═══ DATA BLOCK ═══
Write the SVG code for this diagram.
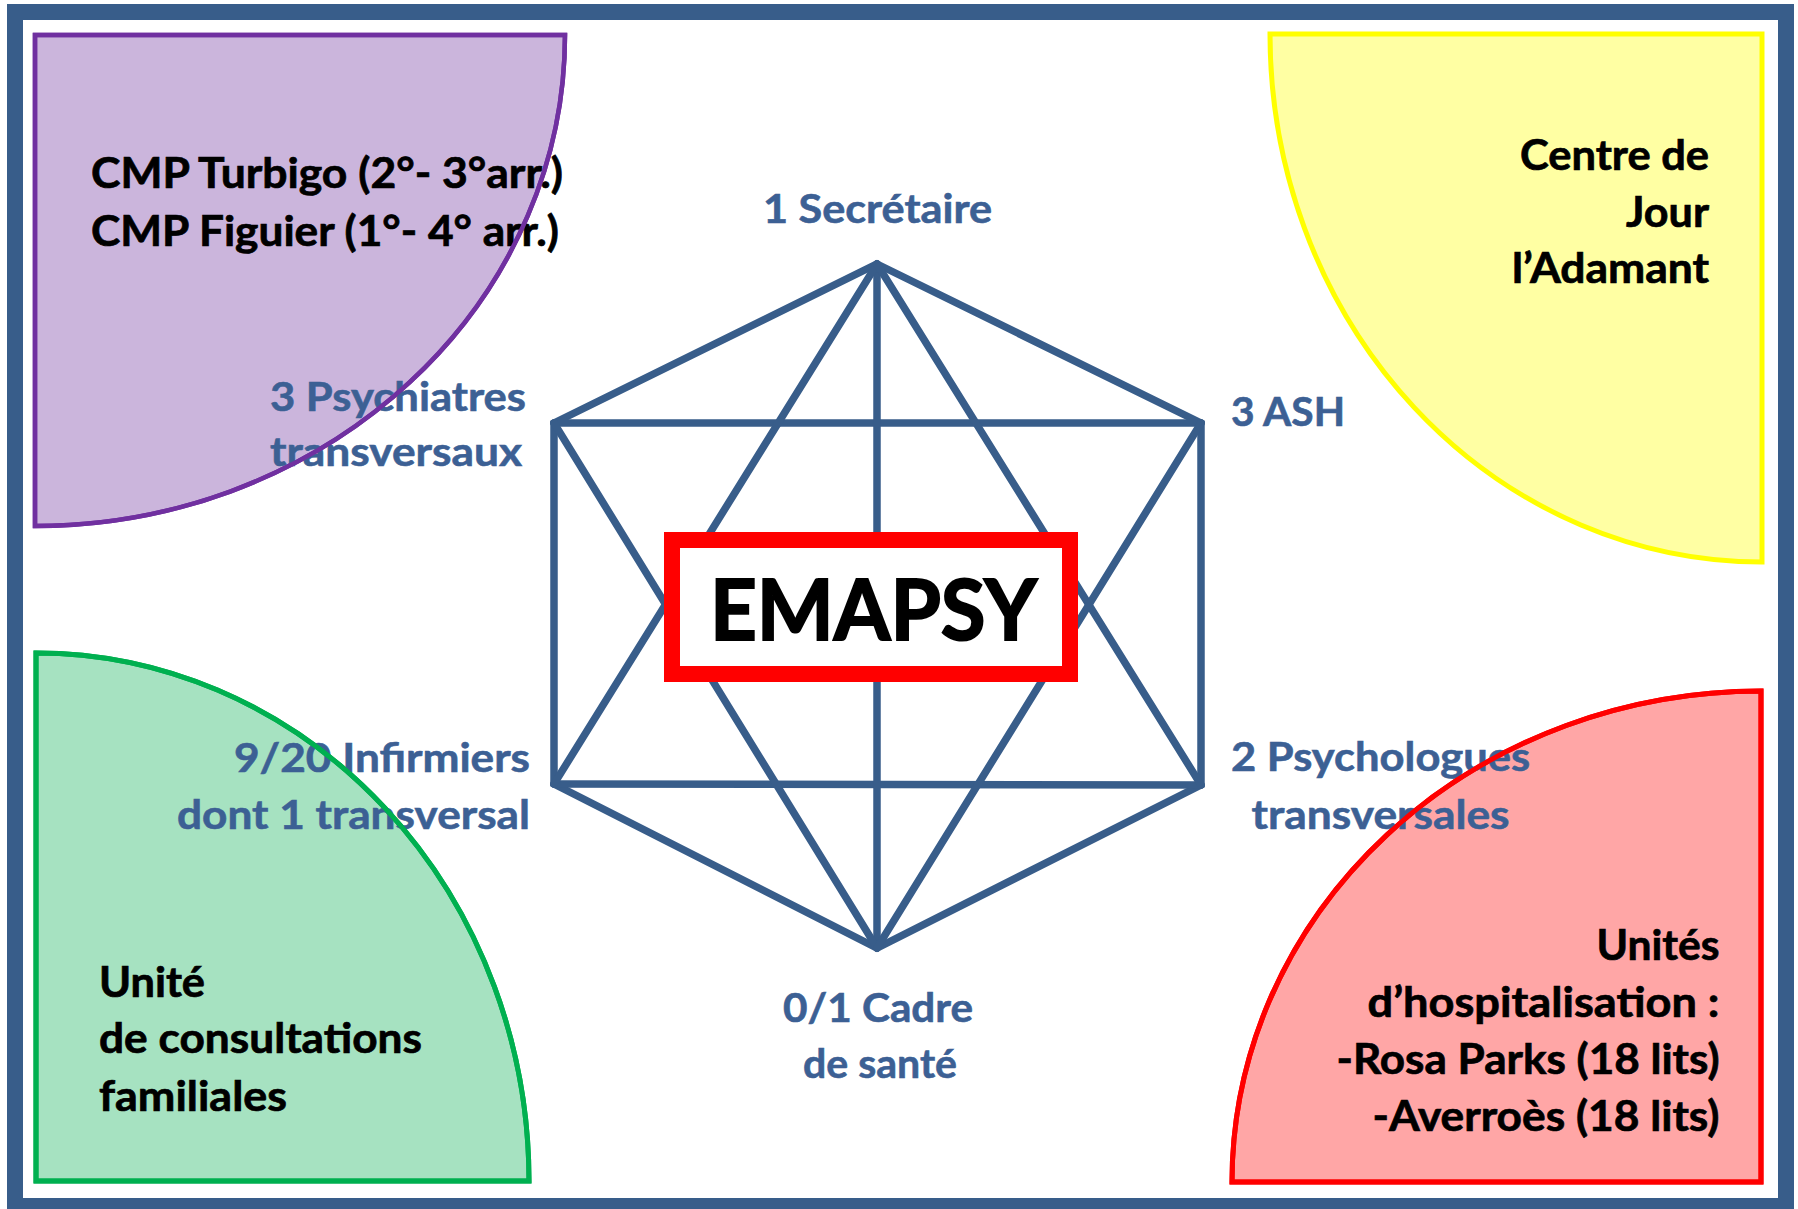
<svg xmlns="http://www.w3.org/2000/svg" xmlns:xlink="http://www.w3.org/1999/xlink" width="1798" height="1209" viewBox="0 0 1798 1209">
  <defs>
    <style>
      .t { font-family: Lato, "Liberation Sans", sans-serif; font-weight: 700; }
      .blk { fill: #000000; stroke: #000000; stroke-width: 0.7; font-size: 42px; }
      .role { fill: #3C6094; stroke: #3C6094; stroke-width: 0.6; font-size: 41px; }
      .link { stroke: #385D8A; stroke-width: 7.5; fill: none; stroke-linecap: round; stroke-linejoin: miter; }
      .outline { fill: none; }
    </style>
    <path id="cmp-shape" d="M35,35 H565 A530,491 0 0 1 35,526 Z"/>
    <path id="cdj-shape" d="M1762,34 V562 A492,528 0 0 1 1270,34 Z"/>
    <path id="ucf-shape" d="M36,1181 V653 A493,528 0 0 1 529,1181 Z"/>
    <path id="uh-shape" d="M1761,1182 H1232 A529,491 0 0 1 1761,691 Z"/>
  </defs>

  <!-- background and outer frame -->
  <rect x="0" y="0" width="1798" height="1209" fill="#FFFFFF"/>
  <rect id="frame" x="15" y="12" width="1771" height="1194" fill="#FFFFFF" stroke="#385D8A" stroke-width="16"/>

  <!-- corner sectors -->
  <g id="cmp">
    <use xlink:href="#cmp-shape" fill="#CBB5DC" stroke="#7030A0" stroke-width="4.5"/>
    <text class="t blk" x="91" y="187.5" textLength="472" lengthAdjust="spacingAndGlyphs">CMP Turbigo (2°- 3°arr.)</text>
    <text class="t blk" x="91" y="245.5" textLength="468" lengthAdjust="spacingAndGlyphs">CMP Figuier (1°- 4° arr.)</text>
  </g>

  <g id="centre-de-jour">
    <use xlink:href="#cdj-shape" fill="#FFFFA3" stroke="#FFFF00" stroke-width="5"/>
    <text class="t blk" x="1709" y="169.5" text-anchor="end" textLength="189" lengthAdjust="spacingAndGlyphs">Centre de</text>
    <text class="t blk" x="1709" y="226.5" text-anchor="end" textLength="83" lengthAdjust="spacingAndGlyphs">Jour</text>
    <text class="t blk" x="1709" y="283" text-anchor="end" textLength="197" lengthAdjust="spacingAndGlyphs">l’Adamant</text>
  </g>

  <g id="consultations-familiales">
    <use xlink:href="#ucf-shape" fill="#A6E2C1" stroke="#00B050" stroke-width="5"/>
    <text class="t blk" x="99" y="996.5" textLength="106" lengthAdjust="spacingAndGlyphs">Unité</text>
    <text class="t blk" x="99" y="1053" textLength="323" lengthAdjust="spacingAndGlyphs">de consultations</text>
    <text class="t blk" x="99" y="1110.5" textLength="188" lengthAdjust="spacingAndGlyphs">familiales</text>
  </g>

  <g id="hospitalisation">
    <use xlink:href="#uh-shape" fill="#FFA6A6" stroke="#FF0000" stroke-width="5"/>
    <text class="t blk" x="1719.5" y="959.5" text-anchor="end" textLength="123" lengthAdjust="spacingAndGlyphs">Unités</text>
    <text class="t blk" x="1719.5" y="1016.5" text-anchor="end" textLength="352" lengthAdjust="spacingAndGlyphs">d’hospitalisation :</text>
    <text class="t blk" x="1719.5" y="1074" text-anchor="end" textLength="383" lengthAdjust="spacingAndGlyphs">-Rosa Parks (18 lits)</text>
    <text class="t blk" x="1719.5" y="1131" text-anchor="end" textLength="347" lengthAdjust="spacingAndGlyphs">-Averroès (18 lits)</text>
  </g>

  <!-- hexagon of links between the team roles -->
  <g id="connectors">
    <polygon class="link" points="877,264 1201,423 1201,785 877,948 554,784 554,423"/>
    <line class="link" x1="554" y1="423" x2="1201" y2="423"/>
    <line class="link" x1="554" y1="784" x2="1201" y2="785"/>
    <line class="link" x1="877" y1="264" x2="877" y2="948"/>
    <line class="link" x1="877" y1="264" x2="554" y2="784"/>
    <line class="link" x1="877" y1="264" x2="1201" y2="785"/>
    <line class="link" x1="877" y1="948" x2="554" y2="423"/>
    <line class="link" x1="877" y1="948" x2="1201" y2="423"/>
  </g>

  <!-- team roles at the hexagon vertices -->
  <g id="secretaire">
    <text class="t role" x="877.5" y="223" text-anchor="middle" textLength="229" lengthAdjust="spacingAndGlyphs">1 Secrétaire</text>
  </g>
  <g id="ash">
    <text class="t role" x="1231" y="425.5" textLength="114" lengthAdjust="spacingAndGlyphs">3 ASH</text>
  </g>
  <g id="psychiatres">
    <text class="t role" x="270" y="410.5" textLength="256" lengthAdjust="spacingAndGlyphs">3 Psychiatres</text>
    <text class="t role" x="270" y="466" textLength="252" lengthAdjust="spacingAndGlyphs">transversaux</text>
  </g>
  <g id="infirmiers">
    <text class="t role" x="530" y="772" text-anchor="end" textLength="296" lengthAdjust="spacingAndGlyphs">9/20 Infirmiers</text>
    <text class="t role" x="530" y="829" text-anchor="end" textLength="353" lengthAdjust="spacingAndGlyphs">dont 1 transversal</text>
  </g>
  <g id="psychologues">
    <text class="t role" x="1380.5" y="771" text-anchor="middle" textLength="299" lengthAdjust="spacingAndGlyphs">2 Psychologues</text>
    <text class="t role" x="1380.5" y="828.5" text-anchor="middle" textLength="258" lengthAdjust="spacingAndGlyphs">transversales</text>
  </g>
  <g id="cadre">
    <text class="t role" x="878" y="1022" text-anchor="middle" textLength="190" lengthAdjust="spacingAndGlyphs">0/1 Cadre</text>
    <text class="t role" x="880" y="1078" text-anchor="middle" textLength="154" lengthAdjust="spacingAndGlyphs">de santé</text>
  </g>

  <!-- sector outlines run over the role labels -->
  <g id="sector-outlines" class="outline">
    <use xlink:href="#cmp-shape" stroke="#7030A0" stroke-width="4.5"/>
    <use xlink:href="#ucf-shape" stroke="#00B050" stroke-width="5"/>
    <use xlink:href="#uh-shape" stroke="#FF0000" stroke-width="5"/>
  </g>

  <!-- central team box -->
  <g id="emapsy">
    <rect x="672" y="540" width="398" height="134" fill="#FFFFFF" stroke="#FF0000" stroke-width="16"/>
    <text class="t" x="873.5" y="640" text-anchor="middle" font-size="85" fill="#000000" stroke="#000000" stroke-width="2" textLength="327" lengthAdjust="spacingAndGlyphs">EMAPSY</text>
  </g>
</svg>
═══
→ **WHAT THE TASK REQUIRES**
Produce an exact copy of each line of data, skipping embedded images.

→ **ANSWER TO THE PROBLEM**
Write the SVG code for this diagram.
<svg xmlns="http://www.w3.org/2000/svg" xmlns:xlink="http://www.w3.org/1999/xlink" width="1798" height="1209" viewBox="0 0 1798 1209">
  <defs>
    <style>
      .t { font-family: Lato, "Liberation Sans", sans-serif; font-weight: 700; }
      .blk { fill: #000000; stroke: #000000; stroke-width: 0.7; font-size: 42px; }
      .role { fill: #3C6094; stroke: #3C6094; stroke-width: 0.6; font-size: 41px; }
      .link { stroke: #385D8A; stroke-width: 7.5; fill: none; stroke-linecap: round; stroke-linejoin: miter; }
      .outline { fill: none; }
    </style>
    <path id="cmp-shape" d="M35,35 H565 A530,491 0 0 1 35,526 Z"/>
    <path id="cdj-shape" d="M1762,34 V562 A492,528 0 0 1 1270,34 Z"/>
    <path id="ucf-shape" d="M36,1181 V653 A493,528 0 0 1 529,1181 Z"/>
    <path id="uh-shape" d="M1761,1182 H1232 A529,491 0 0 1 1761,691 Z"/>
  </defs>

  <!-- background and outer frame -->
  <rect x="0" y="0" width="1798" height="1209" fill="#FFFFFF"/>
  <rect id="frame" x="15" y="12" width="1771" height="1194" fill="#FFFFFF" stroke="#385D8A" stroke-width="16"/>

  <!-- corner sectors -->
  <g id="cmp">
    <use xlink:href="#cmp-shape" fill="#CBB5DC" stroke="#7030A0" stroke-width="4.5"/>
    <text class="t blk" x="91" y="187.5" textLength="472" lengthAdjust="spacingAndGlyphs">CMP Turbigo (2°- 3°arr.)</text>
    <text class="t blk" x="91" y="245.5" textLength="468" lengthAdjust="spacingAndGlyphs">CMP Figuier (1°- 4° arr.)</text>
  </g>

  <g id="centre-de-jour">
    <use xlink:href="#cdj-shape" fill="#FFFFA3" stroke="#FFFF00" stroke-width="5"/>
    <text class="t blk" x="1709" y="169.5" text-anchor="end" textLength="189" lengthAdjust="spacingAndGlyphs">Centre de</text>
    <text class="t blk" x="1709" y="226.5" text-anchor="end" textLength="83" lengthAdjust="spacingAndGlyphs">Jour</text>
    <text class="t blk" x="1709" y="283" text-anchor="end" textLength="197" lengthAdjust="spacingAndGlyphs">l’Adamant</text>
  </g>

  <g id="consultations-familiales">
    <use xlink:href="#ucf-shape" fill="#A6E2C1" stroke="#00B050" stroke-width="5"/>
    <text class="t blk" x="99" y="996.5" textLength="106" lengthAdjust="spacingAndGlyphs">Unité</text>
    <text class="t blk" x="99" y="1053" textLength="323" lengthAdjust="spacingAndGlyphs">de consultations</text>
    <text class="t blk" x="99" y="1110.5" textLength="188" lengthAdjust="spacingAndGlyphs">familiales</text>
  </g>

  <g id="hospitalisation">
    <use xlink:href="#uh-shape" fill="#FFA6A6" stroke="#FF0000" stroke-width="5"/>
    <text class="t blk" x="1719.5" y="959.5" text-anchor="end" textLength="123" lengthAdjust="spacingAndGlyphs">Unités</text>
    <text class="t blk" x="1719.5" y="1016.5" text-anchor="end" textLength="352" lengthAdjust="spacingAndGlyphs">d’hospitalisation :</text>
    <text class="t blk" x="1719.5" y="1074" text-anchor="end" textLength="383" lengthAdjust="spacingAndGlyphs">-Rosa Parks (18 lits)</text>
    <text class="t blk" x="1719.5" y="1131" text-anchor="end" textLength="347" lengthAdjust="spacingAndGlyphs">-Averroès (18 lits)</text>
  </g>

  <!-- hexagon of links between the team roles -->
  <g id="connectors">
    <polygon class="link" points="877,264 1201,423 1201,785 877,948 554,784 554,423"/>
    <line class="link" x1="554" y1="423" x2="1201" y2="423"/>
    <line class="link" x1="554" y1="784" x2="1201" y2="785"/>
    <line class="link" x1="877" y1="264" x2="877" y2="948"/>
    <line class="link" x1="877" y1="264" x2="554" y2="784"/>
    <line class="link" x1="877" y1="264" x2="1201" y2="785"/>
    <line class="link" x1="877" y1="948" x2="554" y2="423"/>
    <line class="link" x1="877" y1="948" x2="1201" y2="423"/>
  </g>

  <!-- team roles at the hexagon vertices -->
  <g id="secretaire">
    <text class="t role" x="877.5" y="223" text-anchor="middle" textLength="229" lengthAdjust="spacingAndGlyphs">1 Secrétaire</text>
  </g>
  <g id="ash">
    <text class="t role" x="1231" y="425.5" textLength="114" lengthAdjust="spacingAndGlyphs">3 ASH</text>
  </g>
  <g id="psychiatres">
    <text class="t role" x="270" y="410.5" textLength="256" lengthAdjust="spacingAndGlyphs">3 Psychiatres</text>
    <text class="t role" x="270" y="466" textLength="252" lengthAdjust="spacingAndGlyphs">transversaux</text>
  </g>
  <g id="infirmiers">
    <text class="t role" x="530" y="772" text-anchor="end" textLength="296" lengthAdjust="spacingAndGlyphs">9/20 Infirmiers</text>
    <text class="t role" x="530" y="829" text-anchor="end" textLength="353" lengthAdjust="spacingAndGlyphs">dont 1 transversal</text>
  </g>
  <g id="psychologues">
    <text class="t role" x="1380.5" y="771" text-anchor="middle" textLength="299" lengthAdjust="spacingAndGlyphs">2 Psychologues</text>
    <text class="t role" x="1380.5" y="828.5" text-anchor="middle" textLength="258" lengthAdjust="spacingAndGlyphs">transversales</text>
  </g>
  <g id="cadre">
    <text class="t role" x="878" y="1022" text-anchor="middle" textLength="190" lengthAdjust="spacingAndGlyphs">0/1 Cadre</text>
    <text class="t role" x="880" y="1078" text-anchor="middle" textLength="154" lengthAdjust="spacingAndGlyphs">de santé</text>
  </g>

  <!-- sector outlines run over the role labels -->
  <g id="sector-outlines" class="outline">
    <use xlink:href="#cmp-shape" stroke="#7030A0" stroke-width="4.5"/>
    <use xlink:href="#ucf-shape" stroke="#00B050" stroke-width="5"/>
    <use xlink:href="#uh-shape" stroke="#FF0000" stroke-width="5"/>
  </g>

  <!-- central team box -->
  <g id="emapsy">
    <rect x="672" y="540" width="398" height="134" fill="#FFFFFF" stroke="#FF0000" stroke-width="16"/>
    <text class="t" x="873.5" y="640" text-anchor="middle" font-size="85" fill="#000000" stroke="#000000" stroke-width="2" textLength="327" lengthAdjust="spacingAndGlyphs">EMAPSY</text>
  </g>
</svg>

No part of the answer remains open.